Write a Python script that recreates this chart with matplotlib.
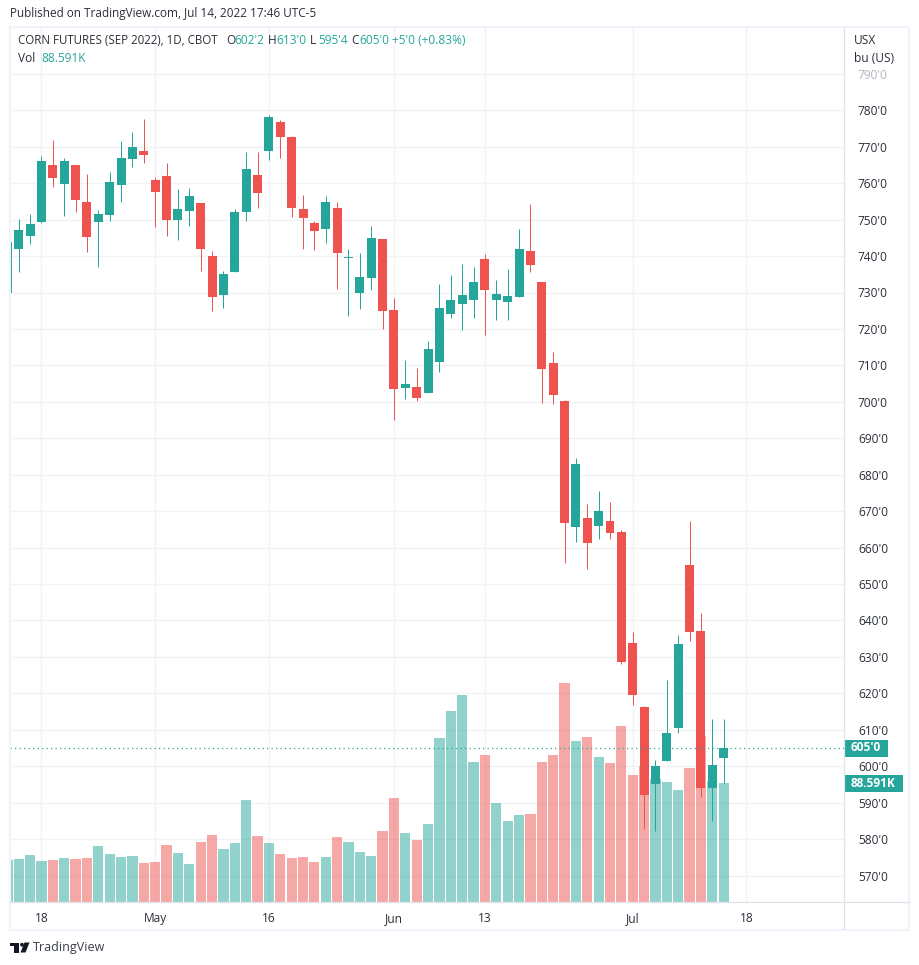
import matplotlib
matplotlib.use("Agg")
import matplotlib.pyplot as plt
from matplotlib.patches import Polygon, Rectangle, Circle

plt.rcParams['font.family'] = ['Open Sans', 'DejaVu Sans']

# daily bars, first one is the clipped candle on the left edge
opens = [729.9, 741.9, 745.5, 749.4, 765.0, 759.8, 765.0, 754.8, 749.4, 751.3, 759.5, 766.6, 768.8,
         760.9, 762.0, 749.9, 752.4, 754.6, 740.0, 729.3, 735.6, 752.1, 762.3, 768.8, 776.8, 772.7,
         752.8, 749.0, 747.3, 753.1, 739.4, 729.8, 733.9, 744.6, 725.1, 703.7, 704.0, 702.3, 710.8,
         724.0, 726.8, 727.9, 739.1, 727.9, 727.3, 728.7, 741.3, 732.8, 710.6, 700.2, 665.7, 668.1,
         665.9, 667.3, 664.3, 633.8, 616.2, 595.1, 601.4, 610.5, 655.2, 637.1, 594.0, 602.25]
highs = [743.9, 750.2, 751.5, 767.5, 771.9, 766.9, 765.0, 762.5, 752.6, 763.1, 771.6, 774.1, 777.6,
         761.7, 765.5, 758.4, 758.7, 754.6, 741.4, 735.9, 752.9, 768.6, 768.6, 778.7, 777.3, 773.0,
         756.7, 749.5, 756.4, 754.8, 741.9, 740.8, 748.2, 744.6, 728.4, 711.4, 709.2, 716.6, 732.2,
         734.7, 737.7, 736.9, 740.5, 733.3, 736.4, 747.3, 754.2, 732.8, 713.6, 700.5, 684.6, 672.0,
         675.5, 672.6, 664.8, 636.8, 616.5, 601.7, 623.7, 636.0, 667.3, 642.0, 613.0, 613.0]
lows = [729.9, 735.6, 743.3, 749.1, 759.0, 751.0, 752.1, 741.1, 737.0, 749.6, 754.8, 764.4, 765.5,
        748.0, 745.5, 744.4, 748.3, 735.9, 724.9, 725.7, 735.6, 749.6, 753.2, 766.4, 766.9, 750.7,
        741.9, 741.6, 743.5, 730.9, 723.5, 725.4, 730.6, 719.9, 694.9, 700.7, 700.1, 702.3, 708.1,
        722.9, 719.6, 722.9, 718.3, 722.4, 722.4, 728.7, 735.5, 699.6, 699.3, 655.8, 661.5, 654.1,
        662.4, 662.4, 628.1, 616.8, 582.8, 582.2, 601.4, 609.1, 634.4, 591.5, 585.0, 595.5]
closes = [743.9, 747.2, 748.8, 766.1, 761.4, 766.1, 755.4, 745.2, 751.5, 760.3, 766.9, 769.9, 767.7,
          757.6, 749.9, 752.9, 756.5, 741.9, 728.8, 735.1, 752.1, 763.9, 757.3, 778.2, 772.7, 753.2,
          750.4, 746.8, 754.8, 740.8, 739.7, 734.2, 744.9, 724.8, 703.4, 704.8, 701.0, 714.4, 725.7,
          727.9, 729.2, 732.8, 730.6, 729.5, 729.0, 741.9, 737.5, 708.9, 701.8, 666.8, 683.0, 661.3,
          670.1, 664.0, 628.6, 619.5, 592.1, 600.1, 609.1, 633.5, 636.8, 594.0, 600.3, 605.0]
# volume in thousands
volumes = [31.5, 32.3, 35.2, 30.8, 31.5, 33.0, 32.3, 33.0, 41.9, 36.0, 33.8, 34.5, 29.3,
           30.0, 42.7, 36.7, 28.5, 44.9, 50.1, 39.7, 44.2, 76.2, 49.4, 44.2, 36.0, 33.0,
           33.8, 30.0, 33.8, 48.6, 44.9, 37.5, 34.4, 53.0, 77.5, 51.4, 46.2, 58.1, 122.1,
           142.2, 154.1, 104.2, 109.5, 73.7, 60.3, 64.8, 65.5, 104.2, 109.5, 163.1, 119.9, 122.9,
           108.0, 103.5, 131.0, 94.6, 101.3, 91.6, 89.4, 83.4, 99.8, 123.6, 90.1, 88.591]
first_bar = -3

date_ticks = [0, 10, 20, 31, 39, 52, 62]
date_labels = ['18', 'May', '16', 'Jun', '13', 'Jul', '18']
price_ticks = list(range(570, 800, 10))
price_labels = [f"{p}'0" for p in price_ticks]

UP = '#26a69a'
DOWN = '#ef5350'
GRID = '#f1f2f4'
BORDER = '#f0f3fa'
FRAME = '#e0e3eb'
TEXT = '#2a2e39'

W, H = 920, 965
# plot area in pixels, and the price / index scales
left, right, top, bottom = 10.5, 844.0, 28.0, 902.3
px_per_bar = 11.37
px_x0 = 41.5
px_per_price = 3.644
px_780 = 110.3
k_per_px = 88.591 / 119.0

fig = plt.figure(figsize=(W / 100, H / 100), dpi=100, facecolor='white')
pos = [left / W, 1 - bottom / H, (right - left) / W, (bottom - top) / H]

vol_ax = fig.add_axes(pos)
ax = vol_ax.twinx()

xs = [first_bar + i for i in range(len(closes))]
ax.set_xlim((left - px_x0) / px_per_bar, (right - px_x0) / px_per_bar)
ax.set_ylim(780 - (bottom - px_780) / px_per_price, 780 + (px_780 - top) / px_per_price)
vol_ax.set_ylim(0, (bottom - top) * k_per_px)

colors = [UP if c >= o else DOWN for o, c in zip(opens, closes)]

def price_to_vol(p):
    return (p - ax.get_ylim()[0]) * px_per_price * k_per_px

# grid lives on the volume axes so it stays underneath the bars
vol_ax.set_xticks(date_ticks)
vol_ax.set_xticklabels(date_labels, fontsize=8.6, color=TEXT)
vol_ax.set_yticks([price_to_vol(p) for p in price_ticks])
vol_ax.set_yticklabels([])
vol_ax.tick_params(length=0, pad=7)
vol_ax.grid(True, color=GRID, lw=1.0)
vol_ax.set_axisbelow(True)
vol_ax.bar(xs, volumes, width=0.9, color=colors, alpha=0.5, linewidth=0)

wicks = ax.vlines(xs, lows, highs, colors=colors, lw=0.72)
wicks.set_snap(True)
ax.bar(xs, [abs(c - o) for o, c in zip(opens, closes)], bottom=[min(o, c) for o, c in zip(opens, closes)],
       width=0.79, color=colors, linewidth=0)
ax.axhline(closes[-1], color=UP, lw=0.9, ls=(0, (1, 2.6)))

ax.set_yticks(price_ticks)
ax.set_yticklabels(price_labels, fontsize=8.6, color=TEXT)
ax.tick_params(length=0, pad=10)
ax.get_yticklabels()[-1].set_color('#b2b5be')

for a in (ax, vol_ax):
    for s in a.spines.values():
        s.set_visible(False)

# last value tags on the scale
ax.add_patch(Rectangle((1.0, closes[-1] - 8.5 / px_per_price), 44 / (right - left), 17 / px_per_price,
                       transform=ax.get_yaxis_transform(), color=UP, clip_on=False, lw=0))
ax.annotate(f"{int(closes[-1])}'0", (1.0, closes[-1]), xytext=(22 / 100 * 72, 0), textcoords='offset points',
            xycoords=ax.get_yaxis_transform(), color='white', fontsize=8.6, fontweight='bold',
            ha='center', va='center', annotation_clip=False)
vol_ax.add_patch(Rectangle((1.0, volumes[-1] - 8.5 * k_per_px), 59 / (right - left), 17 * k_per_px,
                           transform=vol_ax.get_yaxis_transform(), color=UP, clip_on=False, lw=0))
vol_ax.annotate(f"{volumes[-1]}K", (1.0, volumes[-1]), xytext=(29.5 / 100 * 72, 0), textcoords='offset points',
                xycoords=vol_ax.get_yaxis_transform(), color='white', fontsize=8.6, fontweight='bold',
                ha='center', va='center', annotation_clip=False)

# overlay in pixel coordinates for the frame, headers and logo
ov = fig.add_axes([0, 0, 1, 1], zorder=10)
ov.set_xlim(0, W)
ov.set_ylim(H, 0)
ov.axis('off')
ov.patch.set_visible(False)

ov.add_patch(Rectangle((9.75, 27), 899.5, 902.5, fill=False, ec=BORDER, lw=1.5))
ov.plot([844.3, 844.3], [28, 929], color=FRAME, lw=0.9)
ov.plot([10.5, 909], [902.3, 902.3], color=FRAME, lw=0.9)

ov.text(10, 14, 'Published on TradingView.com, Jul 14, 2022 17:46 UTC-5', fontsize=8.5, color=TEXT, va='center')

ov.text(18, 41, 'CORN FUTURES (SEP 2022), 1D, CBOT', fontsize=8.3, color=TEXT, va='center')
for x, s, cval in [(226, 'O', "602'2"), (268, 'H', "613'0"), (310, 'L', "595'4"), (351, 'C', "605'0")]:
    ov.text(x, 41, s, fontsize=8.6, color=TEXT, va='center')
    ov.text(x + 8.5, 41, cval, fontsize=8.6, color=UP, va='center')
ov.text(392, 41, "+5'0 (+0.83%)", fontsize=8.6, color=UP, va='center')
ov.text(18, 58.5, 'Vol', fontsize=8.6, color=TEXT, va='center')
ov.text(41, 58.5, '88.591K', fontsize=8.6, color=UP, va='center')

ov.text(854, 40.5, 'USX', fontsize=8.6, color=TEXT, va='center')
ov.text(854, 59, 'bu (US)', fontsize=8.6, color=TEXT, va='center')

# logo
ov.add_patch(Polygon([(10, 942.5), (19.5, 942.5), (19.5, 952.5), (14.5, 952.5), (14.5, 946), (10, 946)],
                     color='#131722', lw=0))
ov.add_patch(Circle((22, 944.7), 1.9, color='#131722', lw=0))
ov.add_patch(Polygon([(24.5, 942.5), (29.5, 942.5), (25.5, 952.5), (20.5, 952.5)], color='#131722', lw=0))
ov.text(33, 947.5, 'TradingView', fontsize=9.0, color='#3a3e4a', va='center')

fig.savefig('out.png', dpi=100)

§

# Task to carry out:
Each line from the top of the material through the line containing "plt.rcParams['font.family'] = ['Open" should be reproduced exactly; please drop any images.

# Exercise answer:
Write a Python script that recreates this chart with matplotlib.
import matplotlib
matplotlib.use("Agg")
import matplotlib.pyplot as plt
from matplotlib.patches import Polygon, Rectangle, Circle

plt.rcParams['font.family'] = ['Open Sans', 'DejaVu Sans']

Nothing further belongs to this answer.